Saint Anthony Maria Gianelli
He was born and grew up in an era of accelerated secularisation, between the French Revolution and the Risorgimento. St Anthony Maria Gianelli (1789-1846), founder of the Daughters of Our Lady of the Garden, was an admirable example of a priest and bishop who was passionate about charity for his neighbour and aware of the urgency of relaunching an adequate Christian education aimed at the salvation of souls.
He was born and grew up in an era of accelerated secularisation, between the French Revolution and the Risorgimento. St Anthony Maria Gianelli (1789-1846), founder of the Daughters of Our Lady of the Garden, was an admirable example of a priest and bishop who was passionate about charity for his neighbour and aware of the urgency of relaunching an adequate Christian education aimed at the salvation of souls.
His parents were humble Ligurian peasants with six children. It was thanks to the kindness of Nicoletta Assereto, owner of the land where the saint's father worked as a sharecropper, that the 18-year-old Antonio was able to go to study at the seminary in Genoa. The young man studied rhetoric, dogmatic and moral theology. On his own initiative, he also deepened his knowledge of the sacred liturgy. He devoted himself to preaching and teaching, even writing a book of etiquette for the seminarians.
His virtues did not go unnoticed. On 21 June 1826 the Archbishop of Genoa Luigi Lambruschini appointed him archpriest of the church of St John the Baptist, in Chiavari, and in a letter sent to the faithful he wrote: “I send you the most beautiful flower of my garden”. At the same time he elected him vicar of an area with 110 parishes, where Anthony could exercise all his apostolic zeal. He reformed the seminaries and founded numerous academies for the study of the Holy Scriptures. He favoured the study of St Thomas Aquinas for dogmatic theology and of St Alphonsus Maria de Liguori for morals. In 1827 he gathered around him young priests - placed under the protection of the great Neapolitan saint and therefore called Liguorians - and directed them to the rural missions, to increase the faith among countryside dwellers. Two years later the Daughters of Our Lady of the Garden, now commonly known as the Gianelline, were born. They dedicated themselves to the Christian education of abandoned girls and to caring for the sick.
He devoted himself to these works of charity, while leading a life of mortification and prayer.
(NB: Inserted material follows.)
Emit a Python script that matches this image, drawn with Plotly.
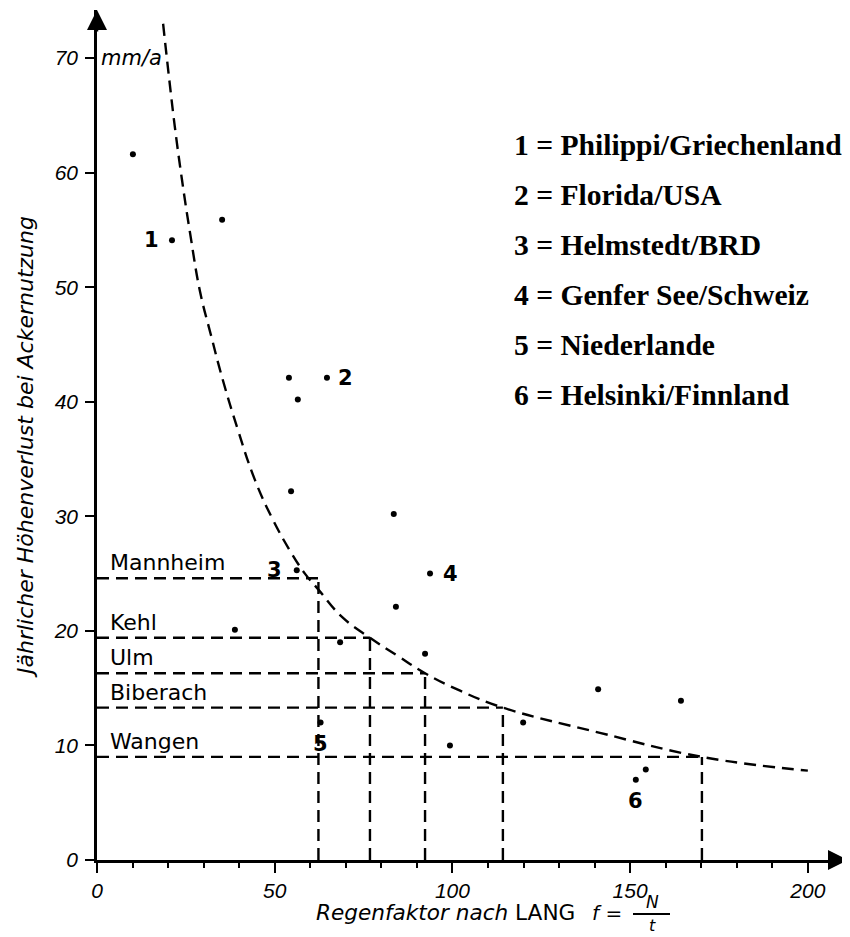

He wore the cilice, scourged himself often, adored the Blessed Sacrament and nurtured a filial love for the Blessed Virgin. His trust in Providence was contagious. On 25 August 1835, while cholera was raging in Liguria, Anthony led a penitential procession with the Black Christ, a medieval wooden crucifix, to ask God to spare Chiavari from the epidemic. Seven thousand faithful, singing sacred hymns and prayers, followed the priest to the sanctuary of the Madonna dell'Orto. And while the man of God preached in front of the sanctuary, a multitude of swallows began to circle around the Black Christ. The wooden crucifix remained exposed to the veneration of the faithful for eighty days, at the end of which the saint organised a second procession to thank the Lord for having preserved the city from contagion.
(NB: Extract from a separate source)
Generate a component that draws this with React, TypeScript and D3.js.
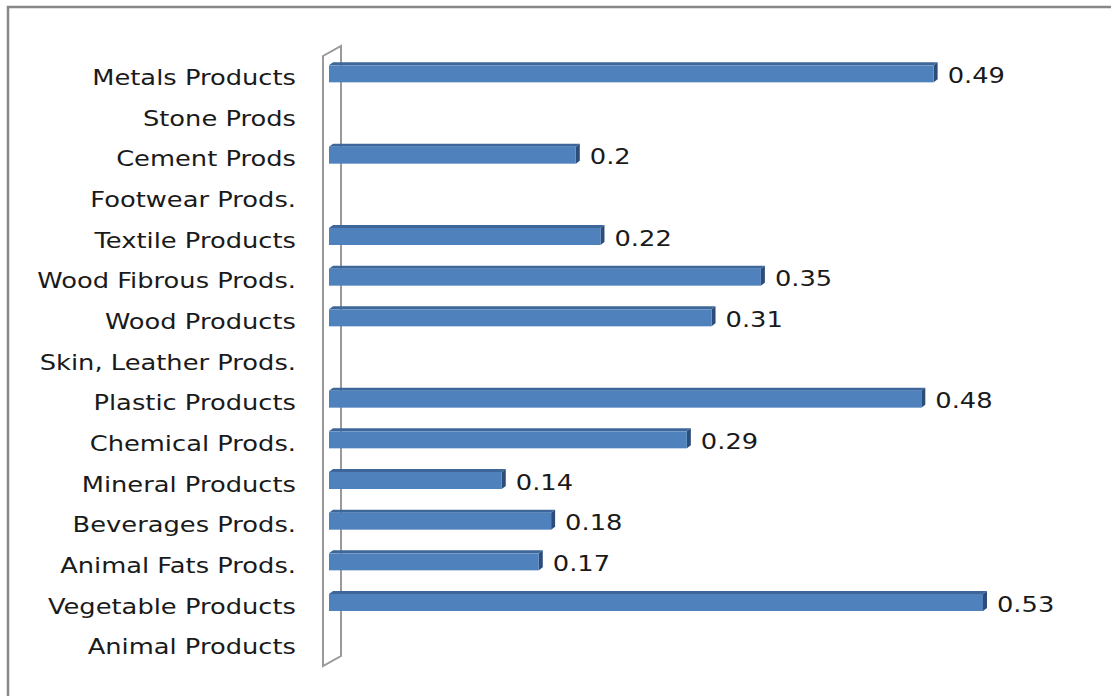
import React from "react";
import * as d3 from "d3";

const categories = [
  "Metals Products",
  "Stone Prods",
  "Cement Prods",
  "Footwear Prods.",
  "Textile Products",
  "Wood Fibrous Prods.",
  "Wood Products ",
  "Skin, Leather Prods.",
  "Plastic Products",
  "Chemical Prods.",
  "Mineral Products",
  "Beverages Prods.",
  "Animal Fats Prods.",
  "Vegetable Products",
  "Animal Products",
];
const values: (number | null)[] = [
  0.49, null, 0.2, null, 0.22, 0.35, 0.31, null, 0.48, 0.29, 0.14, 0.18, 0.17, 0.53, null,
];

const W = 1111;
const H = 696;
const DX = 18;
const DY = -10;
const SX = 1.17;

export default function App() {
  const x = d3.scaleLinear().domain([0, 0.53]).range([329, 983]);
  const y = d3.scaleBand<string>().domain(categories).range([56, 666]);
  const font = "'DejaVu Sans', sans-serif";
  const wallTop = 56;
  const wallBottom = 666;
  const wallX = 323;
  return (
    <svg
      width={W}
      height={H}
      style={{ position: "absolute", left: 0, top: 0, background: "#fff" }}
    >
      <rect x={8} y={7} width={W + 10} height={H + 10} fill="#fff" stroke="#888" strokeWidth={2.5} />
      <path
        d={`M${wallX},${wallTop} L${wallX + DX},${wallTop + DY} L${wallX + DX},${wallBottom + DY} L${wallX},${wallBottom} Z`}
        fill="none"
        stroke="#999"
        strokeWidth={2}
      />
      {categories.map((c, i) => {
        const cy = (y(c) as number) + y.bandwidth() / 2;
        const v = values[i];
        const top = cy - 11;
        const bh = 17;
        const d = 4;
        const x0 = x(0);
        const x1 = v == null ? x0 : x(v);
        return (
          <g key={c}>
            <g transform={`translate(296,${cy + 1}) scale(${SX},1)`}>
              <text
                x={0}
                y={0}
                dy="0.35em"
                textAnchor="end"
                fontFamily={font}
                fontSize={22}
                fill="#1a1a1a"
              >
                {c}
              </text>
            </g>
            {v != null && (
              <g>
                <path
                  d={`M${x0},${top} L${x0 + d},${top - 3} L${x1 + d},${top - 3} L${x1},${top} Z`}
                  fill="#3d679b"
                />
                <path
                  d={`M${x1},${top} L${x1 + d},${top - 3} L${x1 + d},${top + bh - 3} L${x1},${top + bh} Z`}
                  fill="#2c4d7a"
                />
                <rect x={x0} y={top} width={x1 - x0} height={bh} fill="#4f81bd" />
                <g transform={`translate(${x1 + d + 10},${cy - 1}) scale(${SX},1)`}>
                  <text
                    x={0}
                    y={0}
                    dy="0.35em"
                    fontFamily={font}
                    fontSize={22}
                    fill="#1a1a1a"
                  >
                    {String(v)}
                  </text>
                </g>
              </g>
            )}
          </g>
        );
      })}
    </svg>
  );
}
In 1838 he was appointed bishop of Bobbio, the seat of the famous abbey founded in 614 by the Irish Saint Columban, of whom Anthony wrote his Life. In this diocese he continued his work of reform, removing unworthy ecclesiastics and promoting the teaching of the Catechism. Among his pupils he also had the philosopher and priest Cristoforo Bonavino (1821-1895), who caused him great pain because of his renegation of Catholic doctrine: “If you continue in this way, you will only be able to cause the Church grave displeasure, and may God prevent you from becoming an apostate”, the saint admonished him. After Gianelli's death, Bonavino was suspended a divinis and joined the Freemasonry. The philosopher returned to the bosom of the Church six years before his death, thanking Our Lady for having saved him from eternal damnation and talking about his former master in this way: “His life can be said to have been a continuous and perpetual act of faith, hope and charity towards his neighbour. All his actions, like all his words, all his thoughts, like all his affections, had one and the same beginning, one and the same end: the glory of God and the salvation of souls”.